- Exercise requirements -
Retype nothing but the lines from the start of the material up to and including the line with "const rangeText = 'Feb 28 - Mar 6';". Pictures don't belong in the copy.

- Data block -
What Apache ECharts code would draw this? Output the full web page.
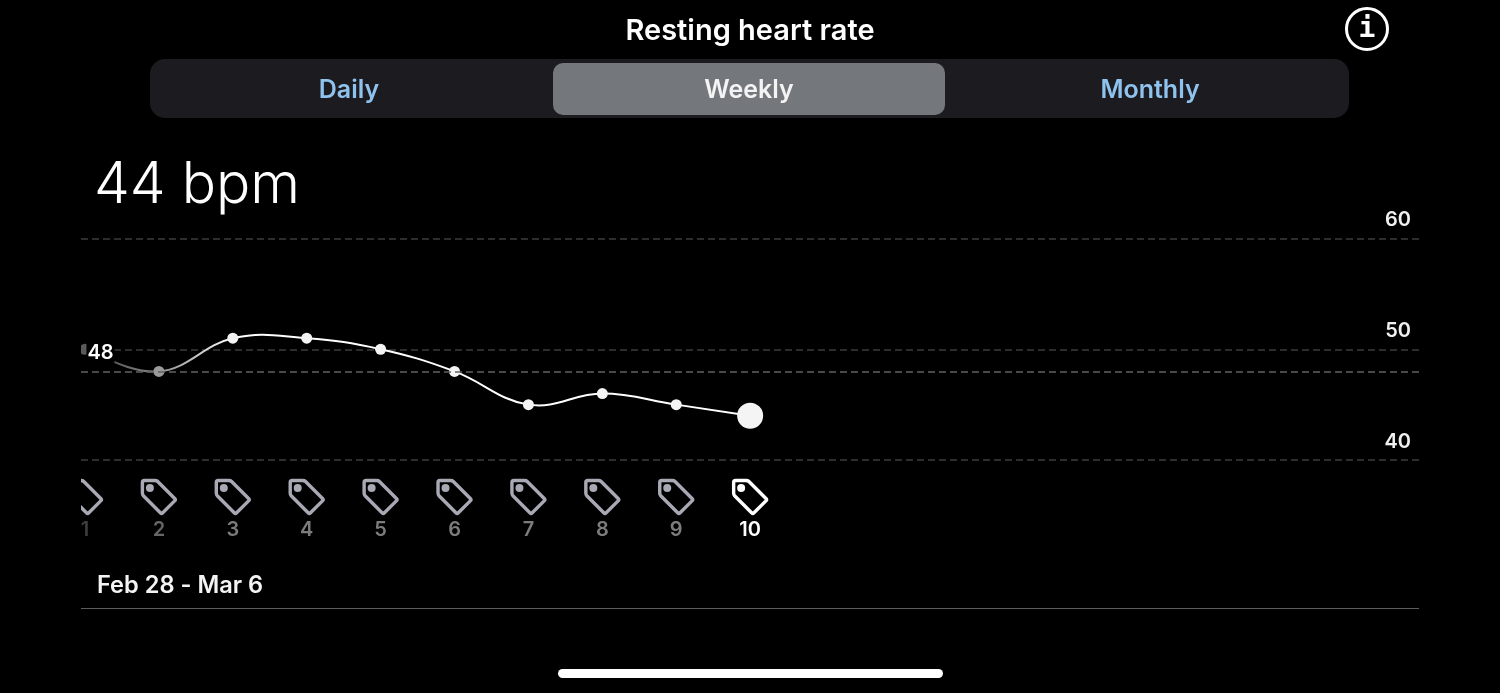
<!DOCTYPE html>
<html>
<head>
<meta charset="utf-8">
<style>html,body{margin:0;padding:0;background:#000}#c{width:1500px;height:693px}</style>
<script src="https://cdn.jsdelivr.net/npm/echarts@6/dist/echarts.min.js"></script>
</head>
<body>
<div id="c"></div>
<script>
const weeks = [1, 2, 3, 4, 5, 6, 7, 8, 9, 10];
const bpm = [50, 48, 51, 51, 50, 48, 45, 46, 45, 44];
const average = 48;
const yTicks = [40, 50, 60];
const tabs = ['Daily', 'Weekly', 'Monthly'];
const titleText = 'Resting heart rate';
const currentText = '44 bpm';
const rangeText = 'Feb 28 - Mar 6';

const FONT = 'Inter';
const TAG = 'path://M3 1H14Q16 1 17 2L35 20Q36 21 35 22L22 35Q21 36 20 35L2 17Q1 16 1 14V3Q1 1 3 1Z';
const last = weeks.length - 1;
const xMin = 0.946, xMax = 19.05;
const dotColor = i => i === 0 ? '#5a5a5a' : i === 1 ? '#9a9a9a' : '#f4f4f4';
const tagColor = i => i === last ? '#ffffff' : '#a9a9b5';
const labelColor = i => i === last ? '#ffffff' : i === 0 ? '#3e3e3e' : i === 1 ? '#666666' : '#7c7c7c';
const lineGradient = {type: 'linear', global: true, x: 81, y: 0, x2: 235, y2: 0,
  colorStops: [{offset: 0, color: '#3c3c3c'}, {offset: 0.5, color: '#8a8a8a'}, {offset: 1, color: '#ffffff'}]};

const chart = echarts.init(document.getElementById('c'), null, {renderer: 'canvas'});
const xBase = {type: 'value', min: xMin, max: xMax, splitLine: {show: false}, axisLine: {show: false}, axisTick: {show: false}};
const tabX = [349, 749, 1150];
const TENSION = 0.2;

function renderCurveSegment(params, api) {
  const i = params.dataIndex;
  if (i >= last) return null;
  const pt = k => api.coord([weeks[Math.max(0, Math.min(last, k))], bpm[Math.max(0, Math.min(last, k))]]);
  const p0 = pt(i - 1), p1 = pt(i), p2 = pt(i + 1), p3 = pt(i + 2);
  return {
    type: 'bezierCurve',
    shape: {
      x1: p1[0], y1: p1[1], x2: p2[0], y2: p2[1],
      cpx1: p1[0] + (p2[0] - p0[0]) * TENSION, cpy1: p1[1] + (p2[1] - p0[1]) * TENSION,
      cpx2: p2[0] - (p3[0] - p1[0]) * TENSION, cpy2: p2[1] - (p3[1] - p1[1]) * TENSION
    },
    style: {stroke: lineGradient, fill: null, lineWidth: 2}
  };
}

chart.setOption({
  backgroundColor: '#000000',
  animation: false,
  title: {text: titleText, left: 'center', top: 12,
    textStyle: {color: '#ffffff', fontFamily: FONT, fontSize: 29, fontWeight: 600}},
  grid: [
    {left: 81, right: 81, top: 238.5, height: 221.5},
    {left: 81, right: 81, top: 476, height: 42}
  ],
  xAxis: [
    Object.assign({gridIndex: 0, axisLabel: {show: false}}, xBase),
    Object.assign({gridIndex: 1, axisLabel: {
      show: true, customValues: weeks, margin: 2,
      fontFamily: FONT, fontSize: 20, fontWeight: 600,
      formatter: v => String(v),
      color: v => labelColor(weeks.indexOf(Number(v)))
    }}, xBase)
  ],
  yAxis: [
    {gridIndex: 0, type: 'value', position: 'right', min: 40, max: 60, interval: 10,
      axisLine: {show: false}, axisTick: {show: false},
      splitLine: {show: true, lineStyle: {color: '#3c3c3c', width: 1.5, type: [7, 4]}},
      axisLabel: {inside: true, margin: 8, verticalAlign: 'bottom', color: '#f0f0f0',
        fontFamily: FONT, fontSize: 20, fontWeight: 600, padding: [0, 0, 8.5, 0],
        formatter: v => yTicks.includes(v) ? String(v) : ''}},
    {gridIndex: 1, type: 'value', min: 0, max: 1, show: false}
  ],
  series: [
    {type: 'custom', xAxisIndex: 0, yAxisIndex: 0, z: 3, clip: true, renderItem: renderCurveSegment,
      data: weeks.map((w, i) => [w, bpm[i]]), encode: {x: 0, y: 1},
      markLine: {silent: true, symbol: 'none', label: {show: false}, animation: false,
        lineStyle: {color: '#626262', width: 1.5, type: [7, 4]}, data: [{yAxis: average}]}},
    {type: 'scatter', xAxisIndex: 0, yAxisIndex: 0, z: 4, clip: false,
      data: weeks.map((w, i) => ({value: [w, bpm[i]], symbolSize: i === last ? 26 : 11, itemStyle: {color: dotColor(i), opacity: 1}}))},
    {type: 'scatter', xAxisIndex: 0, yAxisIndex: 0, z: 5, symbolSize: 1, clip: false,
      itemStyle: {color: 'transparent', opacity: 1},
      data: [[1.21, 49.68]],
      label: {show: true, position: 'inside', formatter: String(average), color: '#ffffff', opacity: 1,
        fontFamily: FONT, fontSize: 20, fontWeight: 600, backgroundColor: '#000000', padding: [0, 1]}},
    {type: 'scatter', xAxisIndex: 1, yAxisIndex: 1, z: 3, clip: false, symbol: TAG, symbolSize: 33, symbolKeepAspect: true,
      data: weeks.map((w, i) => ({value: [w, 0.5], itemStyle: {color: 'transparent', borderColor: tagColor(i), borderWidth: 3.4, opacity: 1}}))},
    {type: 'scatter', xAxisIndex: 1, yAxisIndex: 1, z: 4, clip: false, symbolSize: 8, symbolOffset: [-9, -9],
      data: weeks.map((w, i) => ({value: [w, 0.5], itemStyle: {color: tagColor(i), opacity: 1}}))}
  ],
  graphic: [
    {type: 'rect', z: 0, shape: {x: 150, y: 59, width: 1199, height: 59, r: 15}, style: {fill: '#1c1c20'}},
    {type: 'rect', z: 1, shape: {x: 553, y: 63, width: 392, height: 52, r: 10}, style: {fill: '#74777b'}},
    ...tabs.map((t, i) => ({type: 'text', z: 2, x: tabX[i], y: 90,
      style: {text: t, fill: i === 1 ? '#f4f4f4' : '#8fc3ee', font: '600 25px ' + FONT, textAlign: 'center', textVerticalAlign: 'middle'}})),
    {type: 'circle', z: 2, shape: {cx: 1367, cy: 29, r: 20.5}, style: {fill: 'none', stroke: '#ffffff', lineWidth: 3}},
    {type: 'text', z: 2, x: 1367, y: 30, style: {text: 'i', fill: '#ffffff', font: 'bold 28px "DejaVu Sans Mono"', textAlign: 'center', textVerticalAlign: 'middle'}},
    {type: 'text', z: 2, x: 94, y: 186, style: {text: currentText, fill: '#ffffff', font: '300 57px ' + FONT, textVerticalAlign: 'middle'}},
    {type: 'rect', z: 20, shape: {x: 0, y: 230, width: 81, height: 315}, style: {fill: '#000000'}},
    {type: 'text', z: 2, x: 97, y: 586, style: {text: rangeText, fill: '#f4f4f4', font: '600 23.6px ' + FONT, textVerticalAlign: 'middle'}},
    {type: 'rect', z: 2, shape: {x: 81, y: 608, width: 1338, height: 1}, style: {fill: '#5c5c5c'}},
    {type: 'rect', z: 2, shape: {x: 558, y: 669, width: 385, height: 9, r: 4.5}, style: {fill: '#ffffff'}}
  ]
});
</script>
</body>
</html>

- Exercise result -
What Apache ECharts code would draw this? Output the full web page.
<!DOCTYPE html>
<html>
<head>
<meta charset="utf-8">
<style>html,body{margin:0;padding:0;background:#000}#c{width:1500px;height:693px}</style>
<script src="https://cdn.jsdelivr.net/npm/echarts@6/dist/echarts.min.js"></script>
</head>
<body>
<div id="c"></div>
<script>
const weeks = [1, 2, 3, 4, 5, 6, 7, 8, 9, 10];
const bpm = [50, 48, 51, 51, 50, 48, 45, 46, 45, 44];
const average = 48;
const yTicks = [40, 50, 60];
const tabs = ['Daily', 'Weekly', 'Monthly'];
const titleText = 'Resting heart rate';
const currentText = '44 bpm';
const rangeText = 'Feb 28 - Mar 6';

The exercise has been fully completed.